» **Exercise brief**
In the data below, find each line containing the string "matplotlib" and return it.

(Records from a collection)
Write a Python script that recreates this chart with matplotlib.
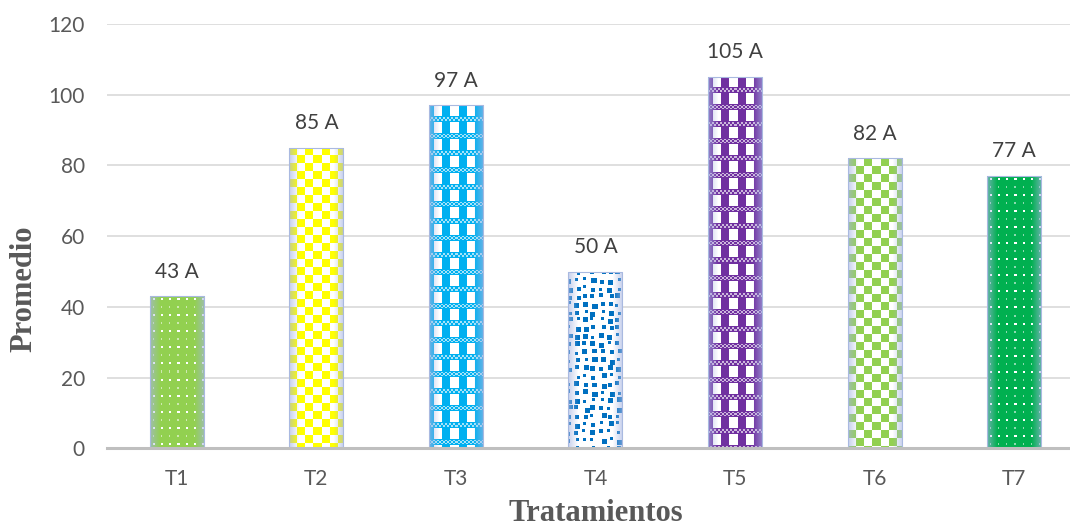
import numpy as np
import matplotlib
matplotlib.use("Agg")
import matplotlib.pyplot as plt

# Data
categories = ["T1", "T2", "T3", "T4", "T5", "T6", "T7"]
means = [43, 85, 97, 50, 105, 82, 77]
groups = ["A", "A", "A", "A", "A", "A", "A"]
yticks = [0, 20, 40, 60, 80, 100, 120]

# Fill style of each bar
bar_colors = ["#92D050", "#FFFF00", "#00B0F0", "#0070C0", "#7030A0", "#92D050", "#00B050"]
bar_patterns = ["dots", "checker", "plaid", "confetti", "plaid", "checker", "dots"]


def hex_rgb(c):
    c = c.lstrip("#")
    return np.array([int(c[i:i + 2], 16) for i in (0, 2, 4)], dtype=float) / 255.0


WHITE = np.array([1.0, 1.0, 1.0])


def grid(h, w):
    jj, ii = np.meshgrid(np.arange(w), np.arange(h))
    return ii, jj


def tex_dots(h, w, base):
    img = np.empty((h, w, 3))
    img[:] = base
    ii, jj = grid(h, w)
    row = ii // 8
    bright = (row % 2 == 0) & np.isin(ii % 8, (3, 4)) & np.isin(jj % 8, (3, 4))
    dim = (row % 2 == 1) & np.isin(ii % 8, (3, 4)) & (jj % 8 == 3)
    img[bright] = WHITE
    img[dim] = 0.45 * base + 0.55 * WHITE
    return img


def tex_checker(h, w, base, size=8):
    img = np.empty((h, w, 3))
    img[:] = WHITE
    ii, jj = grid(h, w)
    m = ((ii // size + jj // size) % 2) == 0
    img[m] = base
    return img


def tex_plaid(h, w, base):
    img = np.empty((h, w, 3))
    ii, jj = grid(h, w)
    r = ii % 17
    stripe = ((jj + 3) // 8) % 2 == 0
    img[:] = WHITE
    img[stripe] = base
    band = r >= 11
    small = ((ii // 2 + jj // 2) % 2) == 0
    light = 0.35 * base + 0.65 * WHITE
    img[band & small] = base
    img[band & ~small] = light
    img[(r == 11) | (r == 16)] = base
    return img


def cell_hash(a, b, salt):
    v = np.sin(a * 12.9898 + b * 78.233 + salt * 37.719) * 43758.5453
    return v - np.floor(v)


def tex_confetti(h, w, base):
    # scattered squares on a loose 8px lattice, jittered by a cell hash
    img = np.empty((h, w, 3))
    img[:] = WHITE
    for ci in range(h // 8 + 2):
        for cj in range(w // 8 + 2):
            oi = int(cell_hash(ci, cj, 1) * 4)
            oj = int(cell_hash(ci, cj, 2) * 4)
            s = 3 + int(cell_hash(ci, cj, 3) * 3)
            i0 = ci * 8 + oi - 2
            j0 = cj * 8 + oj - 2
            img[max(i0, 0):max(i0 + s, 0), max(j0, 0):max(j0 + s, 0)] = base
    return img


def edge_shade(img):
    h, w, _ = img.shape
    j = np.arange(w)
    d = np.minimum(j, w - 1 - j)
    a = 0.62 * np.clip(1 - d / 10.0, 0, 1)
    tint = np.array([165, 180, 225]) / 255.0
    a = a[None, :, None]
    return img * (1 - a) + tint * a


TEXTURES = {"dots": tex_dots, "checker": tex_checker,
            "plaid": tex_plaid, "confetti": tex_confetti}

fig = plt.figure(figsize=(10.7, 5.31), dpi=100)
ax = fig.add_axes([0.1, 0.1557, 0.913, 0.799])

x = np.arange(len(categories))
bars = ax.bar(x, means, width=0.387, color="none", edgecolor="#A9B9E0",
              linewidth=0.8, zorder=3)
ax.set_xlim(-0.5, len(categories) - 0.5)
ax.set_ylim(0, 120)

# Patterned fills, clipped to each bar
for bar, col, pat in zip(bars, bar_colors, bar_patterns):
    x0, w, hgt = bar.get_x(), bar.get_width(), bar.get_height()
    (px0, py0), (px1, py1) = ax.transData.transform([(x0, 0), (x0 + w, hgt)])
    wp = max(int(round(px1 - px0)), 2)
    hp = max(int(round(py1 - py0)), 2)
    img = edge_shade(TEXTURES[pat](hp, wp, hex_rgb(col)))
    im = ax.imshow(img, extent=(x0, x0 + w, 0, hgt), aspect="auto",
                   interpolation="nearest", origin="upper", zorder=2)
    im.set_clip_path(bar)

ax.set_xlim(-0.5, len(categories) - 0.5)
ax.set_ylim(0, 120)

# Value labels
for bar, v, g in zip(bars, means, groups):
    ax.annotate(f"{v} {g}", (bar.get_x() + bar.get_width() / 2, v),
                xytext=(0, 13.5), textcoords="offset points",
                ha="center", va="baseline", fontsize=15, family="Lato",
                color="#404040")

ax.set_yticks(yticks)
ax.set_xticks(x)
ax.set_xticklabels(categories)
ax.grid(axis="y", color="#D9D9D9", linewidth=1.2, zorder=0)
ax.set_axisbelow(True)
for s in ("top", "right", "left"):
    ax.spines[s].set_visible(False)
ax.spines["bottom"].set_color("#BFBFBF")
ax.spines["bottom"].set_linewidth(2.2)
ax.spines["bottom"].set_zorder(4)
ax.tick_params(axis="both", length=0, labelsize=15, labelcolor="#595959")
ax.tick_params(axis="y", pad=16)
ax.tick_params(axis="x", pad=15)
for lab in ax.get_xticklabels() + ax.get_yticklabels():
    lab.set_family("Lato")

fig.text(24 / 1070, 1 - 289 / 531, "Promedio", rotation=90, ha="center",
         va="center", fontsize=22, fontweight="bold", family="Liberation Serif",
         color="#595959")
fig.text(596 / 1070, 3 / 531, "Tratamientos", ha="center", va="bottom",
         fontsize=22, fontweight="bold", family="Liberation Serif",
         color="#595959")

fig.savefig("out.png", dpi=100)
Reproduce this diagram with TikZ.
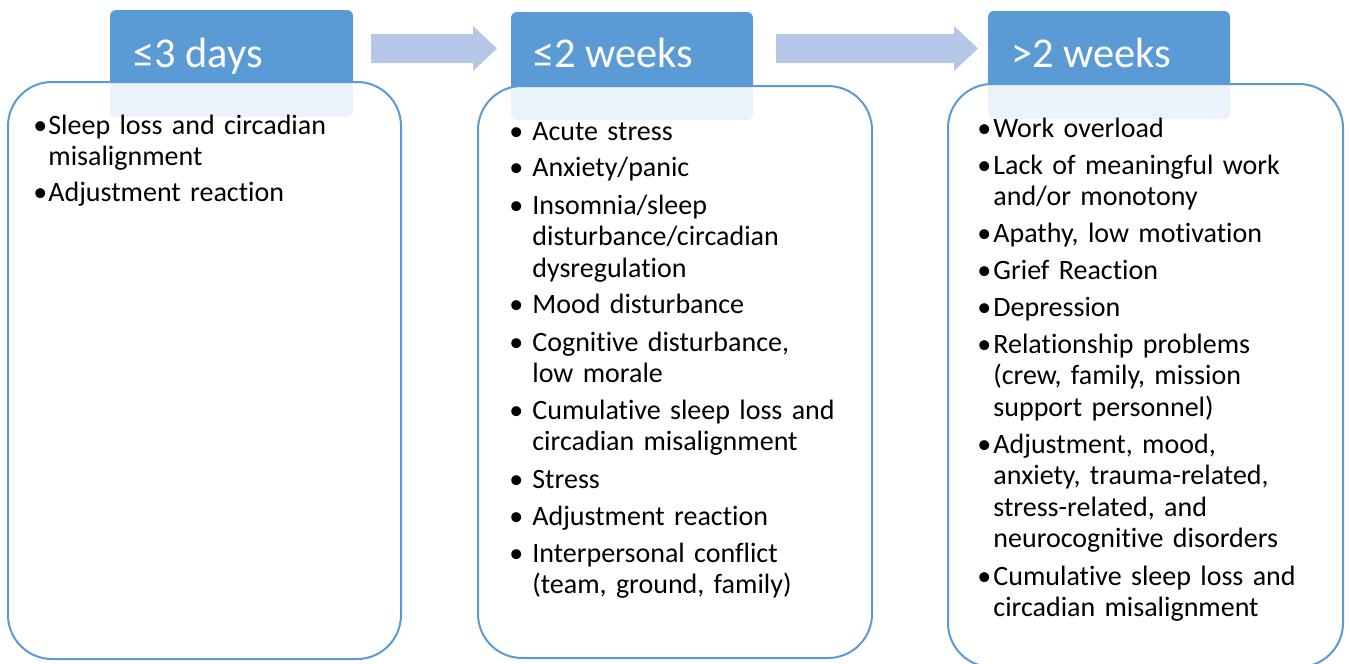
\documentclass[tikz,border=0pt]{standalone}
\usepackage{fontspec}
\setmainfont{Carlito}[Ligatures=NoCommon]
\definecolor{hdr}{HTML}{5B9BD5}
\definecolor{arr}{HTML}{B4C7E7}
\tikzset{
  hdrbox/.style={fill=hdr, draw=none, rounded corners=3pt, inner sep=0pt},
  hdrtext/.style={anchor=base west, inner sep=0pt, text=white, font=\fontsize{21.2}{25}\selectfont},
  panel/.style={draw=hdr, line width=1pt, fill=white, fill opacity=0.88, rounded corners=22pt, inner sep=0pt},
  itemtext/.style={anchor=base west, inner sep=0pt, text width=190pt, align=left, font=\fontsize{14}{15.75}\selectfont},
  blockarrow/.style={fill=arr, draw=none}
}
\newcommand{\bA}{\llap{\makebox[7.5pt][l]{•}}}
\newcommand{\bB}{\llap{\makebox[11.5pt][l]{•}}}
\newcommand{\bC}{\llap{\makebox[8pt][l]{•}}}
\begin{document}
\begin{tikzpicture}[x=0.5pt,y=-0.5pt]
\useasboundingbox (0,0) rectangle (1350,664);
% block arrows
\path[blockarrow] (371,34) -- (473,34) -- (473,26) -- (497,48.5) -- (473,71) -- (473,63) -- (371,63) -- cycle;
\path[blockarrow] (776,34) -- (954,34) -- (954,26) -- (978,48.5) -- (954,71) -- (954,63) -- (776,63) -- cycle;
% headers
\node[hdrbox, minimum width=121.5pt, minimum height=53.5pt] (h1) at (231.5,63.5) {};
\node[hdrbox, minimum width=121pt, minimum height=54pt] (h2) at (632,66) {};
\node[hdrbox, minimum width=121pt, minimum height=54pt] (h3) at (1109,65) {};
% panels
\node[panel, minimum width=196.5pt, minimum height=288.5pt] (p1) at (204.5,370.5) {};
\node[panel, minimum width=197pt, minimum height=286pt] (p2) at (675,372) {};
\node[panel, minimum width=197.5pt, minimum height=291.5pt] (p3) at (1145.5,375.5) {};
% header texts
\node[hdrtext] (t1) at (133,67) {≤3 days};
\node[hdrtext] (t2) at (533,68) {≤2 weeks};
\node[hdrtext] (t3) at (1011,68) {>2 weeks};
% column 1
\node[itemtext] (a1) at (48,134) {\bA Sleep loss and circadian\\misalignment};
\node[itemtext] (a2) at (48,201) {\bA Adjustment reaction};
% column 2
\node[itemtext] (b1) at (532,140) {\bB Acute stress};
\node[itemtext] (b2) at (532,176) {\bB Anxiety/panic};
\node[itemtext] (b3) at (532,214) {\bB Insomnia/sleep\\disturbance/circadian\\dysregulation};
\node[itemtext] (b4) at (532,313) {\bB Mood disturbance};
\node[itemtext] (b5) at (532,351) {\bB Cognitive disturbance,\\low morale};
\node[itemtext] (b6) at (532,419) {\bB Cumulative sleep loss and\\circadian misalignment};
\node[itemtext] (b7) at (532,488) {\bB Stress};
\node[itemtext] (b8) at (532,525) {\bB Adjustment reaction};
\node[itemtext] (b9) at (532,562) {\bB Interpersonal conflict\\(team, ground, family)};
% column 3
\node[itemtext] (c1) at (993,137) {\bC Work overload};
\node[itemtext] (c2) at (993,174) {\bC Lack of meaningful work\\and/or monotony};
\node[itemtext] (c3) at (993,242) {\bC Apathy, low motivation};
\node[itemtext] (c4) at (993,279) {\bC Grief Reaction};
\node[itemtext] (c5) at (993,316) {\bC Depression};
\node[itemtext] (c6) at (993,353) {\bC Relationship problems\\(crew, family, mission\\support personnel)};
\node[itemtext] (c7) at (993,453) {\bC Adjustment, mood,\\anxiety, trauma-related,\\stress-related, and\\neurocognitive disorders};
\node[itemtext] (c8) at (993,585) {\bC Cumulative sleep loss and\\circadian misalignment};
\end{tikzpicture}
\end{document}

» **Exercise answer**
Write a Python script that recreates this chart with matplotlib.
import matplotlib
matplotlib.use("Agg")
import matplotlib.pyplot as plt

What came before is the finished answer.